Will you repeat only the lines from the one with "Write a web" through the one with "const Y_MIN = 0, Y_MAX = 1, Y_STEP = 1;", both included, leaving every picture out?

>> begin DATA SECTION

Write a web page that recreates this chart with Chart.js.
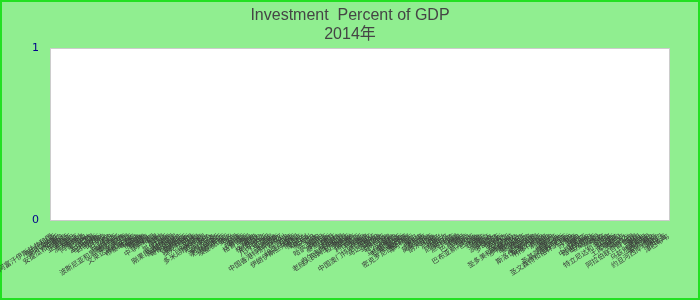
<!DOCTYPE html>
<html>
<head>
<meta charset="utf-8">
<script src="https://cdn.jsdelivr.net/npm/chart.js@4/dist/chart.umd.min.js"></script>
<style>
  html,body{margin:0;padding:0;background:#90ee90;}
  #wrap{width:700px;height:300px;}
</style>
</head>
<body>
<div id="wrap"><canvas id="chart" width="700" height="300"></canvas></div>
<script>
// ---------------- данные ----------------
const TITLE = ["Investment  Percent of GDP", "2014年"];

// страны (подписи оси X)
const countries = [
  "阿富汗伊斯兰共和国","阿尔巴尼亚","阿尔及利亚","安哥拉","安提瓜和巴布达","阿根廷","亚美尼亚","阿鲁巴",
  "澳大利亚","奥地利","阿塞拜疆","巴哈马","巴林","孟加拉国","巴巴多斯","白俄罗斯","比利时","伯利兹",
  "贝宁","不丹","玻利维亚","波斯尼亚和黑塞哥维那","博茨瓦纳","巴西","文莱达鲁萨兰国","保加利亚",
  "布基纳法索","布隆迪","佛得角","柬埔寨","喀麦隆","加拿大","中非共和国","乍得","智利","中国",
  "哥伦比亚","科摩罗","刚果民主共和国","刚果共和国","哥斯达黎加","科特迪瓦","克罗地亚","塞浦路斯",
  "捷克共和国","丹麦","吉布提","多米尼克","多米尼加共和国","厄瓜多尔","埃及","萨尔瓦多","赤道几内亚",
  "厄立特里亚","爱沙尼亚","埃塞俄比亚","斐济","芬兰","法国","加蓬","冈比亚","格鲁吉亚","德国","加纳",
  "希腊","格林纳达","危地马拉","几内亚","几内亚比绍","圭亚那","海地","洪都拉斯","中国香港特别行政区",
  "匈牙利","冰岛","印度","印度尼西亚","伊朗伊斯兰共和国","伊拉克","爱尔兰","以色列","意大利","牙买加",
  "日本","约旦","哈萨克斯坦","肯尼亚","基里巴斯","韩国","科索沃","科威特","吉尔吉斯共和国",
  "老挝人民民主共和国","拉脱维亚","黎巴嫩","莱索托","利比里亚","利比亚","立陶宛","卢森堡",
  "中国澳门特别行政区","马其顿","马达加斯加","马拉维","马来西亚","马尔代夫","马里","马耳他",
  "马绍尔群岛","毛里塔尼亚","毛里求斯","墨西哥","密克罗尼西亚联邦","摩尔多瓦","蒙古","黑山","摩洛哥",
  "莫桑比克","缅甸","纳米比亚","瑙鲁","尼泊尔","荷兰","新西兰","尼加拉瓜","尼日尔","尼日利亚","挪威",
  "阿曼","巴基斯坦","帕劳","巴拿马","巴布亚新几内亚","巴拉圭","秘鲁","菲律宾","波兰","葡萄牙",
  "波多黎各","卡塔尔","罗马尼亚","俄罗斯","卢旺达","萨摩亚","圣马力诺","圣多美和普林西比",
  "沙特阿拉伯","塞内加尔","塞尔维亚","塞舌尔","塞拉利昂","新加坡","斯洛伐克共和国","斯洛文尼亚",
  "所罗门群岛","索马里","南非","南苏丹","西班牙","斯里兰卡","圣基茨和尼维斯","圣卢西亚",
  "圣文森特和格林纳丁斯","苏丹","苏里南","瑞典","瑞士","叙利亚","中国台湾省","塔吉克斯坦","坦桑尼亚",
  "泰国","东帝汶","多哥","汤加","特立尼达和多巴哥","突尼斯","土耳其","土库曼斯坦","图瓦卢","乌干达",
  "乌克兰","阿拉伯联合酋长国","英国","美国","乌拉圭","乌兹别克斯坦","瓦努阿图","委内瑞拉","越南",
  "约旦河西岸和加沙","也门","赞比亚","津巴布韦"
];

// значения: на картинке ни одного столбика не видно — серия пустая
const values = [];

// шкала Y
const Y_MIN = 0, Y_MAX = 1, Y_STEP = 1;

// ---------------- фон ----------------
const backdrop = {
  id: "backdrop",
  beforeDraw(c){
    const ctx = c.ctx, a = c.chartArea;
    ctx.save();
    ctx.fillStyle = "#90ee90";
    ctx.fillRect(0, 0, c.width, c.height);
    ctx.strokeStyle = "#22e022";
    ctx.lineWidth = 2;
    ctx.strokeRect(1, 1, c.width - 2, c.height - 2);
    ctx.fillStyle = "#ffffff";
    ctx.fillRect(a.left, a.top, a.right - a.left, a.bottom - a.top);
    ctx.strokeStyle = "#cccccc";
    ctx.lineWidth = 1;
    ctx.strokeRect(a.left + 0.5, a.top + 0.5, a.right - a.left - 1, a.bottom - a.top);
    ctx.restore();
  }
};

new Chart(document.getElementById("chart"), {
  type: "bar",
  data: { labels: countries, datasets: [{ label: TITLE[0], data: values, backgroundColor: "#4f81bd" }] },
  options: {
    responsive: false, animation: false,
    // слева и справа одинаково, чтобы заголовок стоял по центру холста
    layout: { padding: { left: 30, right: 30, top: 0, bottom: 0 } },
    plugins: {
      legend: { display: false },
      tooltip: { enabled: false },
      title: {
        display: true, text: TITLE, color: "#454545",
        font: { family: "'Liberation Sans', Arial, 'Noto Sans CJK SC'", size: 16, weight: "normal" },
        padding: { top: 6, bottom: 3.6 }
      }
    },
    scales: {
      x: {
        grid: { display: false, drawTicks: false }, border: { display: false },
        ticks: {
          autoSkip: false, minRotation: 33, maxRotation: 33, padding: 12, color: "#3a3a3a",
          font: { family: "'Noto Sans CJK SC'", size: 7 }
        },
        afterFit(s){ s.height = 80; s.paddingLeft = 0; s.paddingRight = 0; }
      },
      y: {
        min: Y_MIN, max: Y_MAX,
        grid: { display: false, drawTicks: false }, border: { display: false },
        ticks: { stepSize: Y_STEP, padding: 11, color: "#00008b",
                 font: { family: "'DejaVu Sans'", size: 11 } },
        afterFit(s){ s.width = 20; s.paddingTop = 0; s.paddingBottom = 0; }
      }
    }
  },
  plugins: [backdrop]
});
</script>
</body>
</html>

>> end DATA SECTION
>> begin DATA SECTION

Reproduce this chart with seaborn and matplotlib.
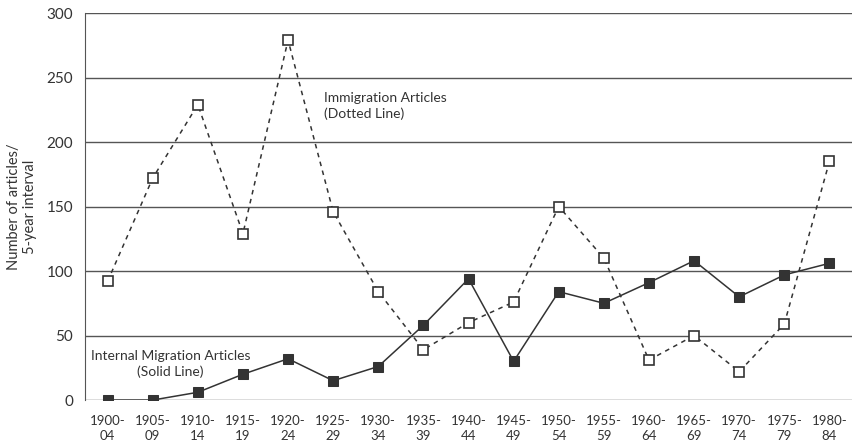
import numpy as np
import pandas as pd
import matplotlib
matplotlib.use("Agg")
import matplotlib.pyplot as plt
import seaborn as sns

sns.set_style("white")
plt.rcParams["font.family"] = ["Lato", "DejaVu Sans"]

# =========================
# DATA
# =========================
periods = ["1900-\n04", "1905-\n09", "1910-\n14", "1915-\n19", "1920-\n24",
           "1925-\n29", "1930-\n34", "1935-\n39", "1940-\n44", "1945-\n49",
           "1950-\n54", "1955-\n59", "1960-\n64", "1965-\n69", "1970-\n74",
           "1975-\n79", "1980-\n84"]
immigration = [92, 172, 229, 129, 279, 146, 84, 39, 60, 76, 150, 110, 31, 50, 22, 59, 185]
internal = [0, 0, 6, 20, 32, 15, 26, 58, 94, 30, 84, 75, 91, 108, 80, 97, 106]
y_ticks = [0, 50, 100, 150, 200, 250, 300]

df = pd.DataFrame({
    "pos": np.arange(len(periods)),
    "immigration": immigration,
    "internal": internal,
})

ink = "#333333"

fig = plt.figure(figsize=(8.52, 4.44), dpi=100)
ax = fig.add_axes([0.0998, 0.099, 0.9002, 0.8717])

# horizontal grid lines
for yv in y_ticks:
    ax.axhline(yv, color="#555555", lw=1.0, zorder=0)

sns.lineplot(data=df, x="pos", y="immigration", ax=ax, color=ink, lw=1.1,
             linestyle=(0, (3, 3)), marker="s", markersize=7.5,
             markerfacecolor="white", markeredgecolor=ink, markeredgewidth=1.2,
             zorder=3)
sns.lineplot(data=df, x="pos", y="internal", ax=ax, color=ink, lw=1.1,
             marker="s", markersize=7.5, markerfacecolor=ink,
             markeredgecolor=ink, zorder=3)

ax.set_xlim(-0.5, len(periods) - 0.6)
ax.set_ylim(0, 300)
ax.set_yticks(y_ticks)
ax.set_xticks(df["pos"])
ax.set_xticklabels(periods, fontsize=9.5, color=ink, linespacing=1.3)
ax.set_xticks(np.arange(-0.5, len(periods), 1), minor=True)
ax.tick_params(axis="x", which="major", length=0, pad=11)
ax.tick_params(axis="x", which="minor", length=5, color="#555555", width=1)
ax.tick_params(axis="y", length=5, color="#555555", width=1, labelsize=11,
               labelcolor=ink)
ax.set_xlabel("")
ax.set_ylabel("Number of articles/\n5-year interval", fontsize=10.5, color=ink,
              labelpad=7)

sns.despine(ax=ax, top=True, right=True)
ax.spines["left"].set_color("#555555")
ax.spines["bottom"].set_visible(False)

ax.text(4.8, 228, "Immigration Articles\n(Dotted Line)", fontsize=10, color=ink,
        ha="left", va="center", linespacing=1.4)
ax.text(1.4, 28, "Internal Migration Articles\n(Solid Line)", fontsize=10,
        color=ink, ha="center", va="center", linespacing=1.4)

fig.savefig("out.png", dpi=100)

>> end DATA SECTION
>> begin DATA SECTION

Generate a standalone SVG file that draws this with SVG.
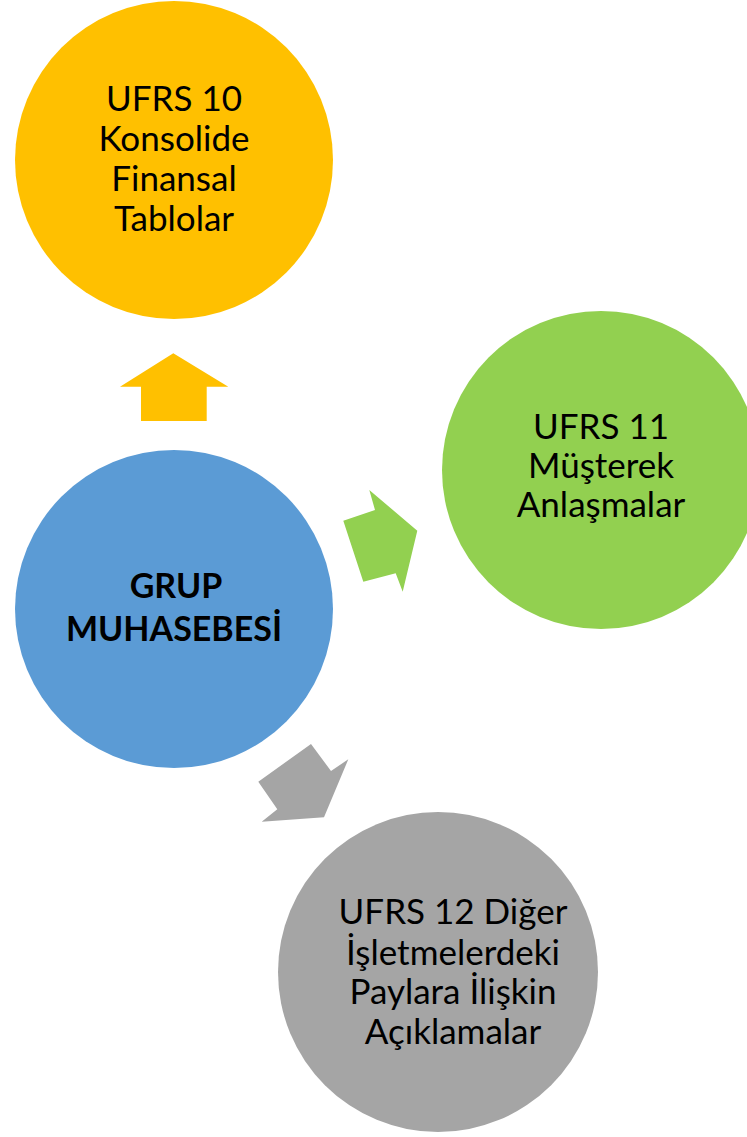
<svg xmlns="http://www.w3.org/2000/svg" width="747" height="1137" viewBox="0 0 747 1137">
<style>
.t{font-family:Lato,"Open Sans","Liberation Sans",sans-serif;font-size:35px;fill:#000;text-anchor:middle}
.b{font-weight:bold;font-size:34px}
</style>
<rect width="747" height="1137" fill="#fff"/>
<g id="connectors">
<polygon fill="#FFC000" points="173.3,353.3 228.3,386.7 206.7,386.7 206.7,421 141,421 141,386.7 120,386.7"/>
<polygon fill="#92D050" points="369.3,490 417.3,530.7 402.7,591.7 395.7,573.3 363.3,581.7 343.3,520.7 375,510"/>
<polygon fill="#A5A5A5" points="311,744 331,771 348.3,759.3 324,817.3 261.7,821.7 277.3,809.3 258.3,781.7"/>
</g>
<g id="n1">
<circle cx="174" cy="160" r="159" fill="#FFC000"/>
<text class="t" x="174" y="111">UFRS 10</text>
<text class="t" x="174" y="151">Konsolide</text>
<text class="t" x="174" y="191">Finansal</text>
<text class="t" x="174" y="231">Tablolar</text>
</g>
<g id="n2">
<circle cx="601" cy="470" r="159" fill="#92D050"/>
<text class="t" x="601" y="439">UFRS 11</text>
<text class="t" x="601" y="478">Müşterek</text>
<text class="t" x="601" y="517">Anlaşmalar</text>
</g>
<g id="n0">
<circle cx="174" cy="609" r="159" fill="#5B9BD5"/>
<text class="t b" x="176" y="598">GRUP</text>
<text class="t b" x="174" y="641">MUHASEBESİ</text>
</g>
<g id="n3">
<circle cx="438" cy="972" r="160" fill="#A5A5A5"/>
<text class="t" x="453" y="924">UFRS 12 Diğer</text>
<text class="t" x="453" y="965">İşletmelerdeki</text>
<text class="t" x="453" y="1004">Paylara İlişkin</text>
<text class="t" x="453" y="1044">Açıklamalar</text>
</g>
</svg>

>> end DATA SECTION

THE COMPLETED TASK =>
Write a web page that recreates this chart with Chart.js.
<!DOCTYPE html>
<html>
<head>
<meta charset="utf-8">
<script src="https://cdn.jsdelivr.net/npm/chart.js@4/dist/chart.umd.min.js"></script>
<style>
  html,body{margin:0;padding:0;background:#90ee90;}
  #wrap{width:700px;height:300px;}
</style>
</head>
<body>
<div id="wrap"><canvas id="chart" width="700" height="300"></canvas></div>
<script>
// ---------------- данные ----------------
const TITLE = ["Investment  Percent of GDP", "2014年"];

// страны (подписи оси X)
const countries = [
  "阿富汗伊斯兰共和国","阿尔巴尼亚","阿尔及利亚","安哥拉","安提瓜和巴布达","阿根廷","亚美尼亚","阿鲁巴",
  "澳大利亚","奥地利","阿塞拜疆","巴哈马","巴林","孟加拉国","巴巴多斯","白俄罗斯","比利时","伯利兹",
  "贝宁","不丹","玻利维亚","波斯尼亚和黑塞哥维那","博茨瓦纳","巴西","文莱达鲁萨兰国","保加利亚",
  "布基纳法索","布隆迪","佛得角","柬埔寨","喀麦隆","加拿大","中非共和国","乍得","智利","中国",
  "哥伦比亚","科摩罗","刚果民主共和国","刚果共和国","哥斯达黎加","科特迪瓦","克罗地亚","塞浦路斯",
  "捷克共和国","丹麦","吉布提","多米尼克","多米尼加共和国","厄瓜多尔","埃及","萨尔瓦多","赤道几内亚",
  "厄立特里亚","爱沙尼亚","埃塞俄比亚","斐济","芬兰","法国","加蓬","冈比亚","格鲁吉亚","德国","加纳",
  "希腊","格林纳达","危地马拉","几内亚","几内亚比绍","圭亚那","海地","洪都拉斯","中国香港特别行政区",
  "匈牙利","冰岛","印度","印度尼西亚","伊朗伊斯兰共和国","伊拉克","爱尔兰","以色列","意大利","牙买加",
  "日本","约旦","哈萨克斯坦","肯尼亚","基里巴斯","韩国","科索沃","科威特","吉尔吉斯共和国",
  "老挝人民民主共和国","拉脱维亚","黎巴嫩","莱索托","利比里亚","利比亚","立陶宛","卢森堡",
  "中国澳门特别行政区","马其顿","马达加斯加","马拉维","马来西亚","马尔代夫","马里","马耳他",
  "马绍尔群岛","毛里塔尼亚","毛里求斯","墨西哥","密克罗尼西亚联邦","摩尔多瓦","蒙古","黑山","摩洛哥",
  "莫桑比克","缅甸","纳米比亚","瑙鲁","尼泊尔","荷兰","新西兰","尼加拉瓜","尼日尔","尼日利亚","挪威",
  "阿曼","巴基斯坦","帕劳","巴拿马","巴布亚新几内亚","巴拉圭","秘鲁","菲律宾","波兰","葡萄牙",
  "波多黎各","卡塔尔","罗马尼亚","俄罗斯","卢旺达","萨摩亚","圣马力诺","圣多美和普林西比",
  "沙特阿拉伯","塞内加尔","塞尔维亚","塞舌尔","塞拉利昂","新加坡","斯洛伐克共和国","斯洛文尼亚",
  "所罗门群岛","索马里","南非","南苏丹","西班牙","斯里兰卡","圣基茨和尼维斯","圣卢西亚",
  "圣文森特和格林纳丁斯","苏丹","苏里南","瑞典","瑞士","叙利亚","中国台湾省","塔吉克斯坦","坦桑尼亚",
  "泰国","东帝汶","多哥","汤加","特立尼达和多巴哥","突尼斯","土耳其","土库曼斯坦","图瓦卢","乌干达",
  "乌克兰","阿拉伯联合酋长国","英国","美国","乌拉圭","乌兹别克斯坦","瓦努阿图","委内瑞拉","越南",
  "约旦河西岸和加沙","也门","赞比亚","津巴布韦"
];

// значения: на картинке ни одного столбика не видно — серия пустая
const values = [];

// шкала Y
const Y_MIN = 0, Y_MAX = 1, Y_STEP = 1;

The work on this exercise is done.